I started a response to the OP, but it went off in a math-linguistic direction while I was still drawing my diagrams of wheel bolts!
What bothered me about the original post, was the F arrow - not because I didn't think there should be a force there in that direction, nor because I thought there should be a torque or couple or moment. But friction always opposes movement between two objects in contact and I couldn't see any relative movement at that point.
I can see that the downward force on the wrench, applied to the bolt, is trying to move the bolt down. But I thought that force would be opposed, upto more than anything you are likely to apply, by the vertical reaction of the hub. Even if the hub did rotate, say because the wheel slipped, the bolt and its housing would move together. The force through the centre of the bolt perpendicular to the hub radius would still be reaction, not friction.
But, of course, it is friction that is stopping the bolt from turning in its housing. So we need to show where this friction occurs.

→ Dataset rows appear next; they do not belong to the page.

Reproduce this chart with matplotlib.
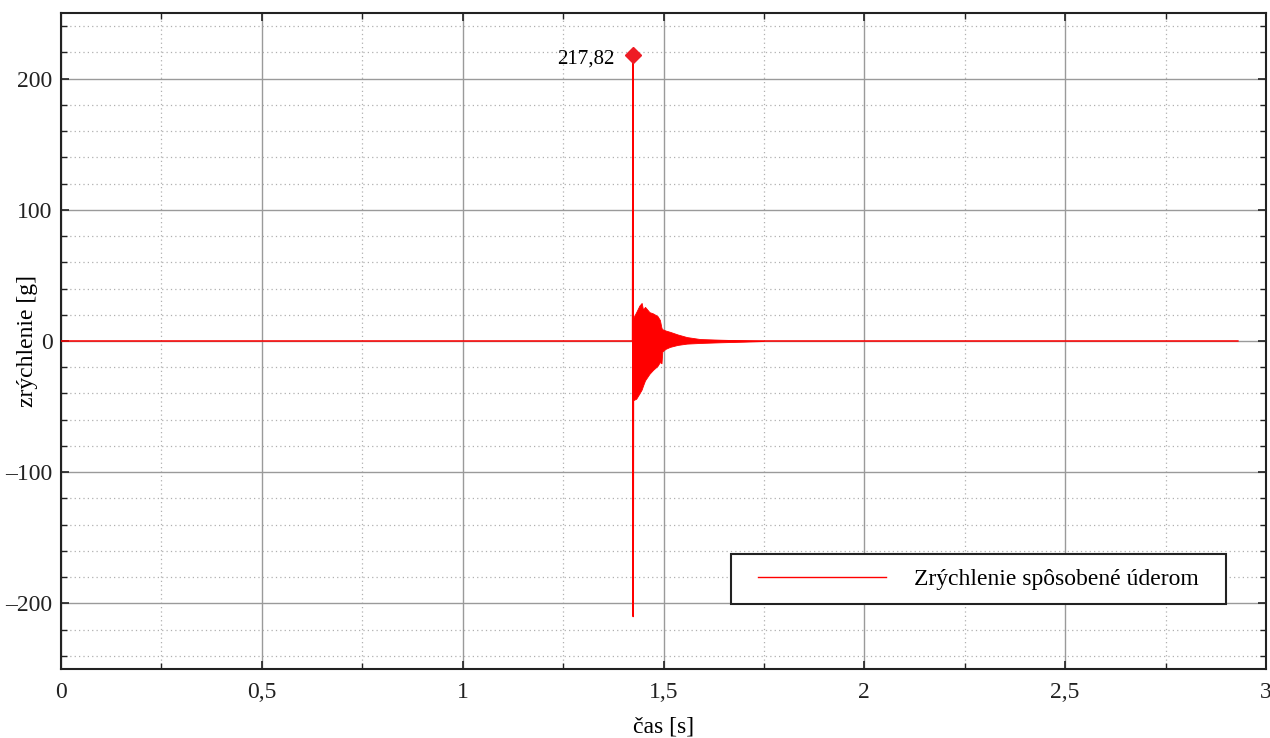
import matplotlib
matplotlib.use("Agg")
import matplotlib.pyplot as plt
from matplotlib.ticker import MultipleLocator, FuncFormatter
from matplotlib.path import Path

# ---- data ----
# baseline + impact spike (time [s], acceleration [g])
t_line = [0.0, 1.4230, 1.4240, 1.4245, 1.4252, 2.93]
a_line = [0.0, 0.0, 217.82, -210.0, 0.0, 0.0]

# decaying oscillation envelope after the impact
t_env = [1.4252, 1.432, 1.440, 1.4456, 1.449, 1.454, 1.465, 1.474, 1.485,
         1.491, 1.495, 1.497, 1.505, 1.516, 1.535, 1.558, 1.591, 1.640,
         1.700, 1.750]
env_upper = [18, 22, 27, 29, 24, 26, 22, 21, 19, 16, 10, 9, 8, 7, 5, 3, 1.5,
             1.0, 0.5, 0.0]
env_lower = [-45, -44, -40, -37, -34, -30, -25, -22, -19, -16, -17, -8, -6,
             -4.5, -3, -2, -1.5, -1.0, -0.5, 0.0]

peak_t = 1.424
peak_val = 217.82
peak_label = "217,82"

legend_label = "Zrýchlenie spôsobené úderom"
xlabel = "čas [s]"
ylabel = "zrýchlenie [g]"

# ---- figure ----
plt.rcParams['font.family'] = ['Liberation Serif', 'DejaVu Serif']
fig = plt.figure(figsize=(12.7, 7.38), dpi=100)
ax = fig.add_axes([61/1270, (738-669)/738, 1205/1270, 656/738])

red = '#ff0000'
ax.fill_between(t_env, env_lower, env_upper, color=red, linewidth=0.6,
                edgecolor=red, zorder=3)
ax.plot(t_line, a_line, color=red, linewidth=1.1, zorder=4,
        label=legend_label)
ax.plot([peak_t], [peak_val], marker='D', color='#ee1c25', markersize=8,
        linestyle='none', zorder=5)
ax.annotate(peak_label, xy=(peak_t, peak_val), xytext=(-13, -3),
            textcoords='offset points', ha='right', va='center',
            fontsize=15)

ax.set_xlim(0, 3)
ax.set_ylim(-250, 250)
ax.xaxis.set_major_locator(MultipleLocator(0.5))
ax.xaxis.set_minor_locator(MultipleLocator(0.25))
ax.yaxis.set_major_locator(MultipleLocator(100))
ax.yaxis.set_minor_locator(MultipleLocator(20))

def fmt_x(v, pos):
    return f"{v:g}".replace('.', ',')
def fmt_y(v, pos):
    return f"{v:g}".replace('-', '\u2013')
ax.xaxis.set_major_formatter(FuncFormatter(fmt_x))
ax.yaxis.set_major_formatter(FuncFormatter(fmt_y))

ax.grid(which='major', color='#9a9a9a', linewidth=1.0, linestyle='-')
ax.grid(which='minor', color='#b0b0b0', linewidth=0.9, linestyle=(0, (1, 2.5)))
ax.set_axisbelow(True)

ax.tick_params(which='both', direction='in', top=True, right=True,
               labelsize=17, colors='#222222')
ax.tick_params(which='major', length=6, width=1.2)
ax.tick_params(axis='x', which='major', pad=9)
ax.tick_params(axis='y', which='major', pad=6)
ax.tick_params(which='minor', length=4, width=1.0)
for sp in ax.spines.values():
    sp.set_linewidth(1.5)
    sp.set_color('#222222')

ax.set_xlabel(xlabel, fontsize=17)
ax.xaxis.set_label_coords(0.5, -(727 - 669) / 656, transform=ax.transAxes)
ax.xaxis.label.set_verticalalignment('center')
ax.set_ylabel(ylabel, fontsize=17)
ax.yaxis.set_label_coords(-(61 - 27) / 1205, 0.5, transform=ax.transAxes)
ax.yaxis.label.set_verticalalignment('center')

# legend frame with extra horizontal padding (in pixels)
HPAD = 13
def wide_box(x0, y0, width, height, mutation_size):
    xa, xb = x0 - HPAD, x0 + width + HPAD
    ya, yb = y0, y0 + height
    return Path([(xa, ya), (xb, ya), (xb, yb), (xa, yb), (xa, ya)], closed=True)

leg = ax.legend(loc='lower right',
                bbox_to_anchor=(0.9668 - HPAD / 1205, 0.099),
                borderaxespad=0, fontsize=17, handlelength=5.4,
                handletextpad=1.2, borderpad=0.6, fancybox=False,
                framealpha=1, edgecolor='#222222')
frame = leg.get_frame()
frame.set_linewidth(1.5)
try:
    frame.set_boxstyle(wide_box)
except Exception:
    pass
for l in leg.get_lines():
    l.set_linewidth(1.0)

fig.savefig('out.png', dpi=100)
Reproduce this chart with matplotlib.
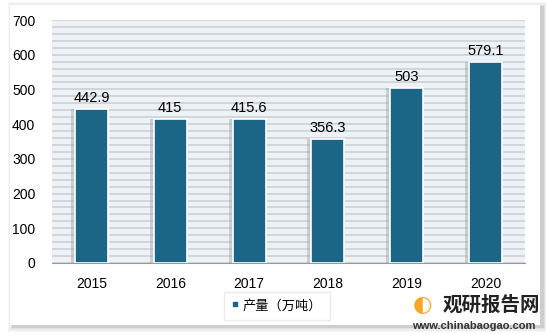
import matplotlib.pyplot as plt
from matplotlib.patches import Rectangle

plt.rcParams['font.family'] = ['Liberation Sans', 'Noto Sans CJK SC', 'DejaVu Sans']

years = ['2015', '2016', '2017', '2018', '2019', '2020']
output = [442.9, 415, 415.6, 356.3, 503, 579.1]
labels = ['442.9', '415', '415.6', '356.3', '503', '579.1']
yticks = [0, 100, 200, 300, 400, 500, 600, 700]

fig = plt.figure(figsize=(5.46, 3.34), dpi=100)
fig.patch.set_facecolor('white')

# card with soft shadow
for i, a in enumerate([0.05, 0.08, 0.12, 0.18]):
    d = (4 - i) * 1.2
    fig.patches.append(Rectangle(((10 - d + 3) / 546, 1 - (325 + d + 2) / 334),
                                 (530 + 2 * d) / 546, (320 + 2 * d) / 334,
                                 transform=fig.transFigure, facecolor='#808080',
                                 edgecolor='none', alpha=a, zorder=-2))
fig.patches.append(Rectangle((10 / 546, 1 - 325 / 334), 530 / 546, 320 / 334,
                             transform=fig.transFigure, facecolor='white',
                             edgecolor='none', zorder=-1))

ax = fig.add_axes([52 / 546, 1 - 263 / 334, 473 / 546, 243 / 334])
ax.set_zorder(2)
ax.set_facecolor('#edf2f7')
ax.set_ylim(0, 700)
ax.set_xlim(-0.5, 5.5)
ax.set_yticks(yticks)
ax.set_yticks(range(0, 701, 20), minor=True)
ax.grid(axis='y', which='both', color='#c9ced4', linewidth=1.1, zorder=0)
ax.tick_params(axis='y', which='both', length=0, labelsize=10, pad=12)
ax.tick_params(axis='x', length=0, labelsize=10, pad=10)
for s in ['top', 'right', 'left']:
    ax.spines[s].set_visible(False)
ax.spines['bottom'].set_color('#999999')

x = range(len(years))
# shadow bars
ax.bar([i - 0.03 for i in x], output, width=0.46, color='#9a9a9a', alpha=0.4,
       zorder=2, bottom=0)
bars = ax.bar(x, output, width=0.42, color='#1b6587', edgecolor='white',
              linewidth=1.2, zorder=3, label='产量（万吨）')
ax.set_xticks(list(x))
ax.set_xticklabels(years)
for i, v in enumerate(output):
    ax.text(i, v + 12, labels[i], ha='center', va='bottom', fontsize=10.5, zorder=4)

leg = fig.legend(handles=[bars], loc='center', bbox_to_anchor=(277 / 546, 1 - 306 / 334),
                 fontsize=9.5, frameon=True, handlelength=0.5, handleheight=0.5,
                 handletextpad=0.3, borderpad=0.6, fancybox=False, shadow=False)
leg.get_frame().set_edgecolor('#e6e6e6')
leg.get_frame().set_linewidth(1.0)

fig.text(443 / 546, 1 - 305 / 334, '观研报告网', ha='left', va='center', fontsize=14,
         fontweight='bold', color='#222222', family=['Noto Sans CJK SC'])
fig.text(536 / 546, 1 - 326 / 334, 'www.chinabaogao.com', ha='right', va='center',
         fontsize=8, fontweight='bold', color='#333333')
fig.text(422 / 546, 1 - 305 / 334, '◐', ha='center', va='center', fontsize=16,
         color='#f5a623', family=['DejaVu Sans'])

fig.savefig('out.png', dpi=100)
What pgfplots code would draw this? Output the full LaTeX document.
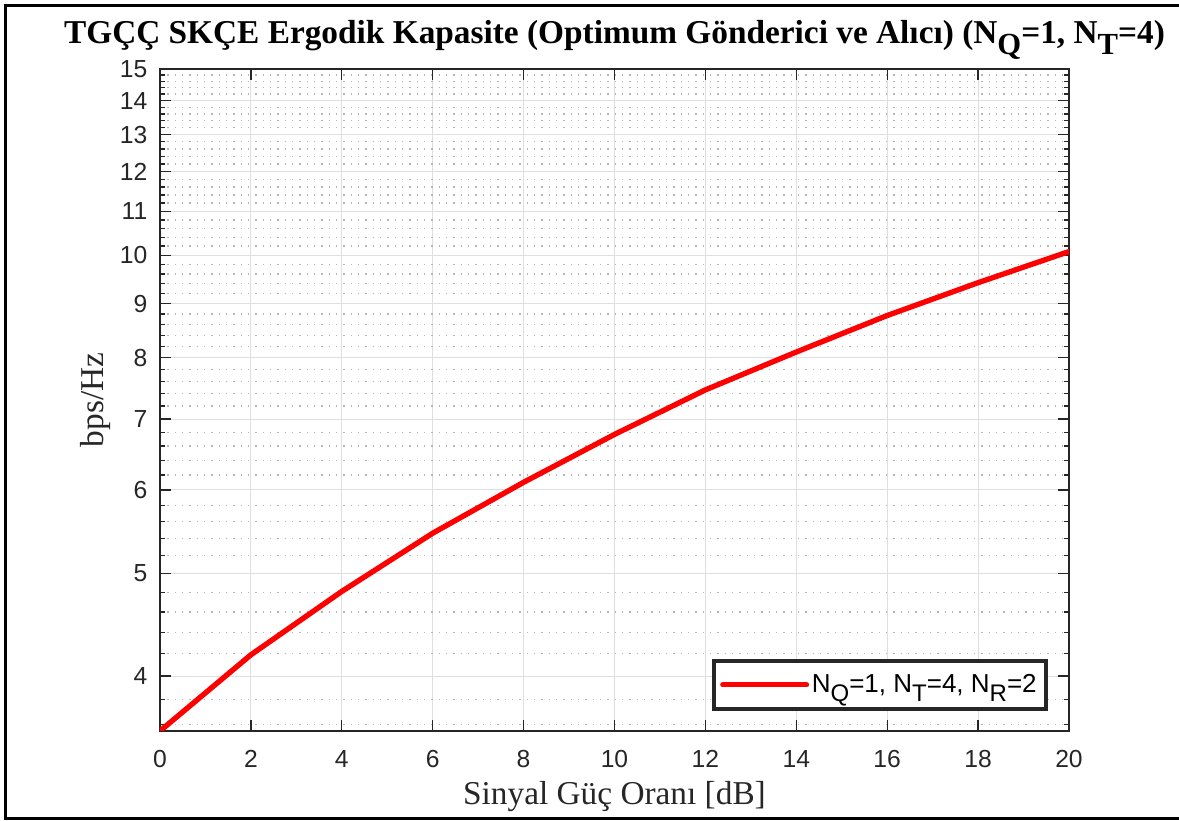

Despite previous discussion I've shown friction as a number of distinct arrows. It should be understood that friction occurs over the whole of the mating surfaces, so we could have an infinite number of little arrows, all pointing perpendicular to the radius at their point of action. Their sense will, as always with friction, be opposite to the direction of movement, or attempted movement until friction is overcome.
When we have linear (attempted) movement between two surfaces, all the little arrows point in the same direction - again opposite to the (attempted) movement. So the sum of them all is a single large arrow in that direction.
When the (attempted) movement is rotation, every little arrow has an opposite arrow on the other side of the disc, so the sum of all the little arrows is zero! There is no net force in any direction.
But all these little forces DO cause a net torque, moment, couple, or whatever you want to call it, about the centre of rotation.
Each little force multiplied by its radius give a turning force in the same direction, so these sum to a non-zero total.
As the previous discussion has said, we can't represent this torque with a single force, but we can represent it with a pair of equal and opposite forces acting at equal and opposite distances from the centre of rotation, ie a couple. (As shown on the left part of the diagram.)
Calculating (the limiting value of) this frictional torque is not quite so easy. I'll leave that* to the excellent mathematicians who've been arguing above.
But we shouldn't need to calculate: If we "torque" it up to 120 Nm when we fit the bolts, presumably that's about the torque we should need to reverse the process.
Here I've shown only the friction between the bolt head and the wheel/hub, but there will also be frictional torque on the threads. Again, since friction is always reactive, this torque will always add to the total frictional torque.
*(Literally on the back of an envelope, I got it to be ##T = \frac {2} {3} \frac {(R^3 - R_0^3)} {(R^2 - R_0^2)} μ F_N##
where ##F_N## is the normal force between the mating surfaces - here the bolt head and the wheel/hub
##μ## the coefficient of friction between these surfaces
##R## is half the outside diameter of the bolt head and ##R_0## half the inside diameter of the bolt head
and T does not include friction elsewhere, such as between the bolt threads and the hub.. )
BTW
russ_watters said:
It's an active topic of discussion in the moderator's forum.
It was a bit rhetorical. I thought most of the participants would have read it. I intended to suggest that some should perhaps bear it in mind when thinking about their contributions here.